With the new code, the first overload is called for lvalues and the second is called for rvalues. However, the second overload calls the first one. At the end, the effect of calling one or the other implies that the same operation (whatever the first overload does) will be performed.
Therefore, the effects of the original code and the new code are the same but the first code is just simpler.
Deciding whether a function must take an argument by value, lvalue reference or rvalue reference depends very much on what it does. You should provide an overload taking rvalue references when you want to move the passed argument. There are several good references on move semantincs out there, so I won't cover it here.
Bonus:
To help me make my point consider this simple probe
class:
struct probe {
probe(const char* ) { std::cout << "ctr " << std::endl; }
probe(const probe& ) { std::cout << "copy" << std::endl; }
probe(probe&& ) { std::cout << "move" << std::endl; }
};
Now consider this function:
void f(const probe& p) {
probe q(p);
// use q;
}
Calling f("foo");
produces the following output:
ctr
copy
No surprises here: we create a temporary probe
passing the const char*
"foo"
. Hence the first output line. Then, this temporary is bound to p
and a copy q
of p
is created inside f
. Hence the second output line.
Now, consider taking p
by value, that is, change f
to:
void f(probe p) {
// use p;
}
The output of f("foo");
is now
ctr
Some will be surprised that in this case: there's no copy! In general, if you take an argument by reference and copy it inside your function, then it's better to take the argument by value. In this case, instead of creating a temporary and copying it, the compiler can construct the argument (p
in this case) direct from the input ("foo"
). For more information, see Want Speed? Pass by Value. by Dave Abrahams.
There are two notable exceptions to this guideline: constructors and assignment operators.
Consider this class:
struct foo {
probe p;
foo(const probe& q) : p(q) { }
};
The constructor takes a probe
by const reference and then copy it to p
. In this case, following the guideline above doesn't bring any performance improvement and probe
's copy constructor will be called anyway. However, taking q
by value might create an overload resolution issue similar to the one with assignment operator that I shall cover now.

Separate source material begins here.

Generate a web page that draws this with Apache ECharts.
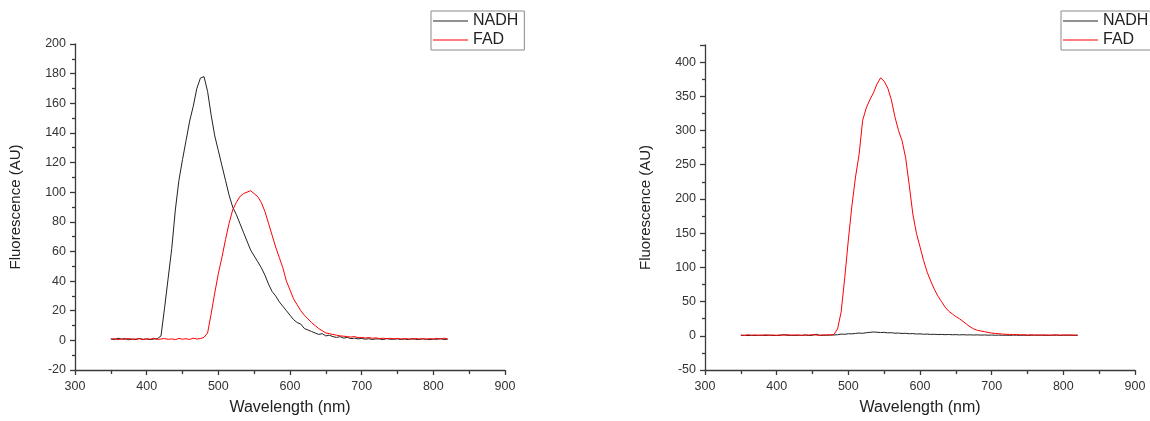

Suppose that our class probe
has a non-throwing swap
method. Then the suggested implementation of its assignment operator (thinking in C++03 terms for the time being) is
probe& operator =(const probe& other) {
probe tmp(other);
swap(tmp);
return *this;
}
Then, according to the guideline above, it's better to write it like this
probe& operator =(probe tmp) {
swap(tmp);
return *this;
}
Now enter C++11 with rvalue references and move semantics. You decided to add a move assignment operator:
probe& operator =(probe&&);
Now calling the assignment operator on a temporary creates an ambiguity because both overloads are viable and none is preferred over the other. To resolve this issue, use the original implementation of the assignment operator (taking the argument by const reference).
Actually, this issue is not particular to constructors and assignment operators and might happen with any function. (It's more likely that you will experience it with constructors and assignment operators though.) For instance, calling g("foo");
when g
has the following two overloads raises the ambiguity:
void g(probe);
void g(probe&&);